Senkrechtstarter im DHB-Team Torhüter Wolff gehört die Zukunft
Das "Tier" im Tor ließ seine Arme blitzschnell hervorzucken, parierte mit rechts, links, der Schulter, der Fußspitze und sogar dem Unterleib. Andreas Wolff ließ zum Abschluss eines grandiosen Turniers auch die Spanier verzweifeln - ein erheblicher Teil des EM-Titels ist dem Senkrechtstarter im deutschen Team zuzuschreiben.
Mit der Schlusssirene stürmten deshalb alle seine Mitspieler auf Wolff zu, der anschließend im schwarz-rot-goldenen Konfettiregen inbrünstig "We are the champions" grölte. "Uns hat eine Euphorie überkommen, die uns zum Titel getragen hat.

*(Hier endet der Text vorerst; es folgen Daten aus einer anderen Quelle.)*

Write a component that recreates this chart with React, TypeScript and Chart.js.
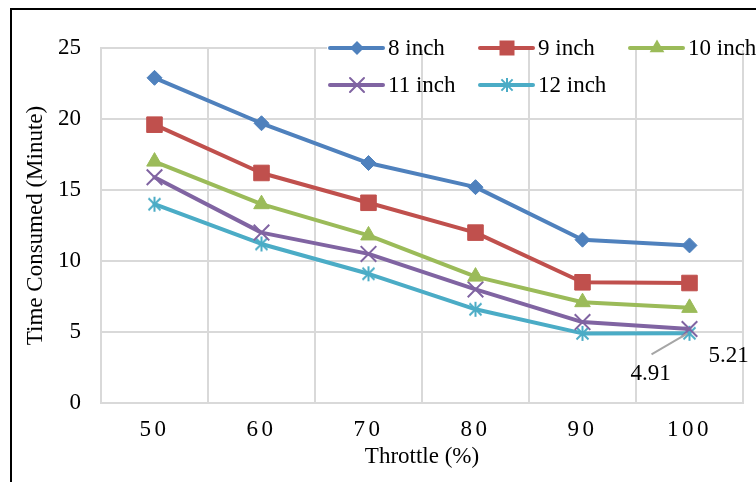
import React, { useEffect, useRef } from 'react';
import { Chart, registerables } from 'chart.js';

Chart.register(...registerables);

const categories = ['50', '60', '70', '80', '90', '100'];
const seriesNames = ['8 inch', '9 inch', '10 inch', '11 inch', '12 inch'];
const inch8 = [22.9, 19.7, 16.9, 15.2, 11.5, 11.1];
const inch9 = [19.6, 16.2, 14.1, 12.0, 8.5, 8.45];
const inch10 = [17.0, 14.0, 11.8, 8.9, 7.1, 6.7];
const inch11 = [15.9, 12.0, 10.5, 8.0, 5.7, 5.21];
const inch12 = [14.0, 11.2, 9.1, 6.6, 4.9, 4.91];
const colors = ['#4F81BD', '#C0504D', '#9BBB59', '#8064A2', '#4BACC6'];
const yTitle = 'Time Consumed (Minute)';
const xTitle = 'Throttle (%)';
const yMin = 0;
const yMax = 25;
const yStep = 5;
const labelA = '5.21';
const labelB = '4.91';

const FONT = "'Liberation Serif', 'Times New Roman', serif";

function makeStar(color: string, size: number, lw: number) {
  const c = document.createElement('canvas');
  c.width = size;
  c.height = size;
  const g = c.getContext('2d')!;
  g.strokeStyle = color;
  g.lineWidth = lw;
  const m = size / 2;
  const a = size / 2 - 1;
  const d = a * 0.8;
  g.beginPath();
  g.moveTo(m, m - a);
  g.lineTo(m, m + a);
  g.moveTo(m - d, m - d);
  g.lineTo(m + d, m + d);
  g.moveTo(m + d, m - d);
  g.lineTo(m - d, m + d);
  g.stroke();
  return c;
}

function drawMarker(ctx: CanvasRenderingContext2D, kind: number, x: number, y: number, color: string, star: HTMLCanvasElement) {
  ctx.save();
  ctx.fillStyle = color;
  ctx.strokeStyle = color;
  ctx.beginPath();
  if (kind === 0) {
    const r = 7;
    ctx.moveTo(x, y - r);
    ctx.lineTo(x + r, y);
    ctx.lineTo(x, y + r);
    ctx.lineTo(x - r, y);
    ctx.closePath();
    ctx.fill();
  } else if (kind === 1) {
    ctx.rect(x - 7.5, y - 7.5, 15, 15);
    ctx.fill();
  } else if (kind === 2) {
    const r = 8.5;
    ctx.moveTo(x, y - r);
    ctx.lineTo(x + r * 0.866, y + r * 0.5);
    ctx.lineTo(x - r * 0.866, y + r * 0.5);
    ctx.closePath();
    ctx.fill();
  } else if (kind === 3) {
    const a = 7;
    ctx.lineWidth = 2;
    ctx.moveTo(x - a, y - a);
    ctx.lineTo(x + a, y + a);
    ctx.moveTo(x + a, y - a);
    ctx.lineTo(x - a, y + a);
    ctx.stroke();
  } else {
    ctx.drawImage(star, x - star.width / 2, y - star.height / 2);
  }
  ctx.restore();
}

export default function App() {
  const ref = useRef<HTMLCanvasElement | null>(null);

  useEffect(() => {
    const canvas = ref.current;
    if (!canvas) return;
    const star = makeStar(colors[4], 17, 2);
    const legendStar = makeStar(colors[4], 16, 2);
    const seriesData = [inch8, inch9, inch10, inch11, inch12];
    const pointStyles: any[] = ['rectRot', 'rect', 'triangle', 'crossRot', star];
    const pointRadii = [7.5, 11, 9, 11, 8.5];
    const pointBorders = [1, 1, 1, 2, 1];

    const overlay = {
      id: 'overlay',
      afterLayout(chart: any) {
        const xs = chart.scales.x;
        if (xs && !xs.__spaced) {
          const orig = xs.drawLabels.bind(xs);
          xs.drawLabels = (area: any) => {
            const c = chart.ctx as any;
            c.save();
            c.letterSpacing = '3.5px';
            orig(area);
            c.restore();
          };
          xs.__spaced = true;
        }
      },
      beforeDatasetsDraw(chart: any) {
        const ctx = chart.ctx as CanvasRenderingContext2D;
        ctx.save();
        ctx.fillStyle = '#ffffff';
        ctx.fillRect(327, chart.chartArea.top - 3, 756 - 327, 5);
        ctx.restore();
      },
      afterDraw(chart: any) {
        const ctx = chart.ctx as CanvasRenderingContext2D;
        const xs = chart.scales.x;
        const ys = chart.scales.y;
        ctx.save();
        // legend
        const colX = [330, 480, 630];
        const rowY = [48, 85];
        ctx.font = `23px ${FONT}`;
        ctx.textBaseline = 'middle';
        ctx.textAlign = 'left';
        seriesNames.forEach((name, i) => {
          const col = i < 3 ? i : i - 3;
          const row = i < 3 ? 0 : 1;
          const x0 = colX[col];
          const y0 = rowY[row];
          ctx.strokeStyle = colors[i];
          ctx.lineWidth = 4;
          ctx.lineCap = 'round';
          ctx.beginPath();
          ctx.moveTo(x0, y0);
          ctx.lineTo(x0 + 53, y0);
          ctx.stroke();
          drawMarker(ctx, i, x0 + 27, y0, colors[i], legendStar);
          ctx.fillStyle = '#000';
          ctx.fillText(name, x0 + 58, y0 + 1);
        });
        // data labels
        const px = xs.getPixelForValue(5);
        const pyA = ys.getPixelForValue(inch11[5]);
        const pyB = ys.getPixelForValue(inch12[5]);
        ctx.textAlign = 'center';
        ctx.fillStyle = '#000';
        ctx.fillText(labelA, px + 39, pyA + 27);
        ctx.fillText(labelB, px - 39, pyB + 41);
        ctx.strokeStyle = '#a6a6a6';
        ctx.lineWidth = 2;
        ctx.lineCap = 'butt';
        ctx.beginPath();
        ctx.moveTo(px - 38, pyB + 21);
        ctx.lineTo(px - 2, pyB);
        ctx.stroke();
        // frame
        ctx.strokeStyle = '#000';
        ctx.lineWidth = 2;
        ctx.beginPath();
        ctx.moveTo(10, 9);
        ctx.lineTo(756, 9);
        ctx.moveTo(11, 8);
        ctx.lineTo(11, 482);
        ctx.stroke();
        ctx.restore();
      },
    };

    const chart = new Chart(canvas, {
      type: 'line',
      data: {
        labels: categories,
        datasets: seriesNames.map((name, i) => ({
          label: name,
          data: seriesData[i],
          borderColor: colors[i],
          backgroundColor: colors[i],
          borderWidth: 4,
          borderCapStyle: 'round',
          borderJoinStyle: 'round',
          pointStyle: pointStyles[i],
          pointRadius: pointRadii[i],
          pointBorderWidth: pointBorders[i],
          pointBackgroundColor: colors[i],
          pointBorderColor: colors[i],
          tension: 0,
          fill: false,
        })) as any,
      },
      options: {
        animation: false,
        responsive: false,
        devicePixelRatio: 1,
        layout: { padding: { top: 48, right: 13, left: 0, bottom: 0 } },
        plugins: { legend: { display: false }, tooltip: { enabled: false } },
        scales: {
          x: {
            type: 'category',
            offset: true,
            grid: { offset: true, color: '#d9d9d9', lineWidth: 2, drawTicks: false },
            border: { display: true, color: '#d9d9d9', width: 2 },
            ticks: {
              padding: 13,
              color: '#000',
              font: { family: FONT, size: 23 },
              maxRotation: 0,
            },
            title: {
              display: true,
              text: xTitle,
              color: '#000',
              font: { family: FONT, size: 23 },
              padding: { top: 0, bottom: 11 },
            },
            afterFit: (s: any) => {
              s.height = 79;
            },
          },
          y: {
            min: yMin,
            max: yMax,
            grid: { color: '#d9d9d9', lineWidth: 2, drawTicks: false },
            border: { display: true, color: '#d9d9d9', width: 2 },
            ticks: {
              stepSize: yStep,
              padding: 20,
              color: '#000',
              font: { family: FONT, size: 23 },
            },
            title: {
              display: true,
              text: yTitle,
              color: '#000',
              font: { family: FONT, size: 23 },
              padding: { top: 22, bottom: 0 },
            },
            afterFit: (s: any) => {
              s.width = 101;
            },
          },
        },
      },
      plugins: [overlay],
    });
    return () => chart.destroy();
  }, []);

  return (
    <div style={{ position: 'fixed', left: 0, top: 0, width: 756, height: 482, background: '#fff' }}>
      <canvas ref={ref} width={756} height={482} style={{ display: 'block', width: 756, height: 482 }} />
    </div>
  );
}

Kaum zu glauben, dass wir die jüngste Mannschaft des Turniers waren", sagte der Schlussmann im ARD-Interview.
Heinevetter hat das Nachsehen
Auch dank Wolffs Paradenquote von wahnwitzigen 48 Prozent war das Finale kaum nervenaufreibender als der Gruselroman, den er in Polen zur Entspannung zwischen den Spielen las. "Andi Wolff, da wirst du doch bekloppt!", schrieb der Deutsche Handballbund (DHB) bei Twitter während des Spiels, es folgten noch 21 weitere Ausrufezeichen. Andreas Wolff, HSG Wetzlar, 24 Jahre alt, 1,98 Meter lang, 100 Kilo schwer, der Torhüter des Europameisters - das wäre vor Wochen noch undenkbar gewesen.
Im Dezember nominierte ihn Bundestrainer Dagur Sigurdsson überraschend für den etablierten Silvio Heinevetter. Wolff zahlte das Vertrauen Parade für Parade zurück, stieg nach dem zweiten EM-Spiel zur Nummer eins auf, und im Finale war er fast überhaupt nicht mehr zu bezwingen. "Schwierig wird es, wenn der Vollmond verschwindet und er sich wieder in einen Menschen zurückverwandeln muss", schrieb ein User bei Twitter. Hunderte drückten den Retweet-Button.
Bücher als Ausgleich
Diese Beschreibung passt gut - Andreas Wolff liebt Thriller. "Beim Lesen von Gruselromanen kann ich am besten runterfahren", sagt er: "Meine Eltern haben mir eine ganze Tüte mit Büchern mitgegeben, die ich an Weihnachten zu Hause liegen lassen habe." Bald wird er seine Geschichte selbst in Büchern lesen können.
Und die EM war erst das Auftaktkapitel. Andreas Wolff gehört die Zukunft im deutschen Tor. Spätestens, wenn Stammkeeper Carsten Lichtlein (35) seine Nationalmannschaftskarriere beendet, wird der Riese aus Euskirchen die unumstrittene Nummer eins sein. "Wolff ist der Torwart mit der größten Perspektive", sagt Henning Fritz, der Weltmeister-Torwart von 2007.
Fit und gelenkig zugleich
Die Kraft und die Gelenkigkeit, der Wille und die Fähigkeit, sich in einen Rausch zu spielen, zeichnen Wolff aus. Die Reflexe sind der Weltklasse zuzuordnen, Emotionen machen ihn nicht schwächer, sondern stärker. Auch, wenn er nach einer misslungenen Aktion mal den Hallenboden anbrüllt.
Auf jeden Fall wird es dunkel, wenn er im Türrahmen steht. "Er ist unsere Athletik-Maschine. Es gibt wenige Torhüter auf der Welt, die so oft im Kraftraum unterwegs sind", sagt Teammanager Oliver Roggisch. "Außerdem ist er wahnsinnig beweglich. Es gibt nicht viele Torhüter, die ihr Bein auf die Latte legen können." Wolff selbst beschreibt sich als "aggressiv und impulsiv", aber das ist die Außenwirkung. "Innerlich versuche ich immer so ruhig zu bleiben, wie es geht."